The Livermore team overcame this and other integration hurdles with assistance from IBM computer scientists and BlueGene/Q’s unusually sophisticated error-detection control system software. Within 40 days of detecting the memory errors, IBM and Livermore troubleshooters had pinpointed the cause and replaced all 25,000 faulty cards. Although the system was accepted in December 2012, IBM continued to work with Livermore to fine-tune Sequoia hardware and software until the machine converted to classified operations in April 2013, demonstrating a notable level of dedication and partnership in machine deployment.

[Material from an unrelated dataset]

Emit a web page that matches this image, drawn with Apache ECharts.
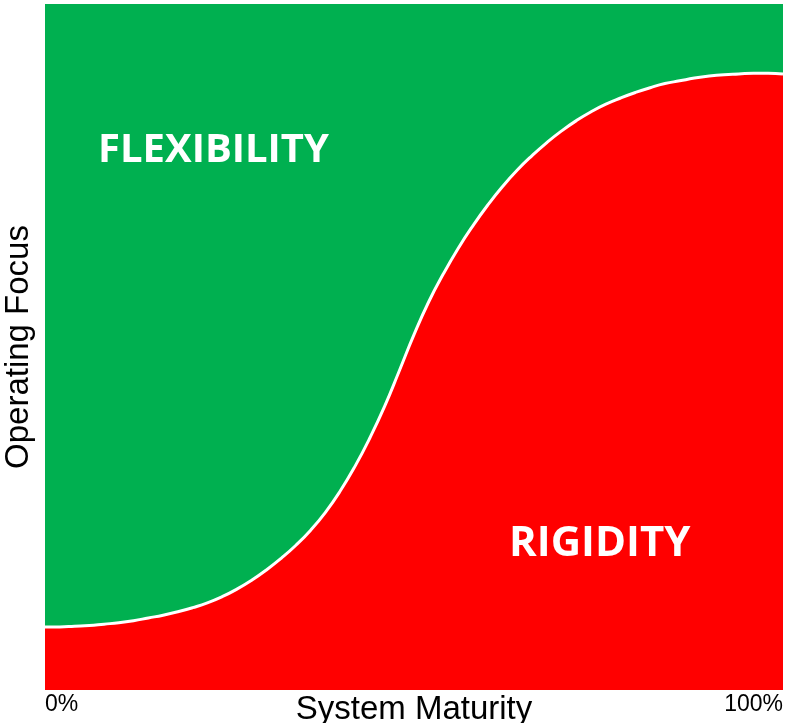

None of the integration challenges prevented Sequoia from completing, with only hours to spare, a 23-hour Linpack benchmark run at 16.324 petaflops and assuming the lead position on the Top500 Supercomputer Sites list for a 6-month period in 2012. Kim Cupps, a division leader in Livermore Computing, observes, “We’re proud that Sequoia was named the world’s fastest computer, but really, what’s important about the machine is what we can do with it. When we hear people talk about the work they’re doing on the machine and what they’ve accomplished, that’s what makes all the work worthwhile.”
The speed, scaling, and versatility that Sequoia has demonstrated to date is impressive indeed. For a few months prior to the transition to classified work and the access limitation that entails, university and national laboratory researchers conducted unclassified basic-science research on Sequoia. Over the course of the science runs, Sequoia repeatedly set new world records for core usage and speed.